How monitoring will be used

  • – Regulators will compare intake cohorts over time to check whether reforms actually broaden access for disadvantaged pupils.
  • Published intake data will allow parents and advocacy groups to test whether practice matches policy.
  • Schools may be asked to show the mechanics behind banding and any statistical adjustments used.

Impact on housing and family choices

If successful, clearer admissions and tougher oversight should reduce the incentive for families to relocate just to secure a school place, slowly lowering the premium on homes near top schools. That change won’t happen overnight — it depends on consistent enforcement and meaningful transparency — but the long-term intent is to make school access less dependent on postcode and property price.

Responses, next steps and timelines

Ministers and many education bodies have welcomed the white paper, while critics caution that housing market pressures won’t disappear quickly. The department plans phased pilots and formal consultations before any national rollout. Schools will get guidance and transition periods to revise their arrangements.

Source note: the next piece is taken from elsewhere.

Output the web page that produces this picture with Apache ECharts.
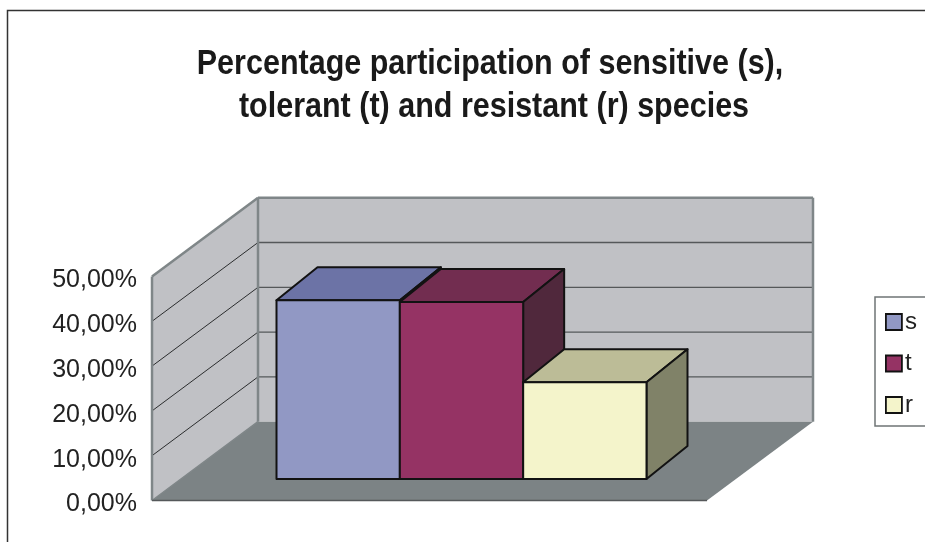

Key short-term actions for schools and trusts

  • – Map current policies to the proposed changes and identify ambiguous or exclusionary criteria.
  • Update parent-facing communications and catchment maps in plain language.
  • Prepare data systems for routine monitoring and evaluation.
  • Review appeal processes and staff training to handle increased queries during the transition.

What to expect from regulators

  • – Publication of evaluation criteria alongside pilot results.
  • Targeted audits of admissions decisions and comparative metrics for outcomes.
  • Possible sanctions for persistent non-compliance, from required policy changes to formal investigations.

Final note

The white paper sets out a clear objective: make admissions fairer and more transparent so talented pupils don’t miss out because of where they live or how much their parents can spend on advice. Schools, trusts and councils should use the consultation and pilot periods to test changes carefully, communicate plainly with families, and put robust record-keeping in place. That practical groundwork will be crucial if these reforms are to shift access, not just intentions.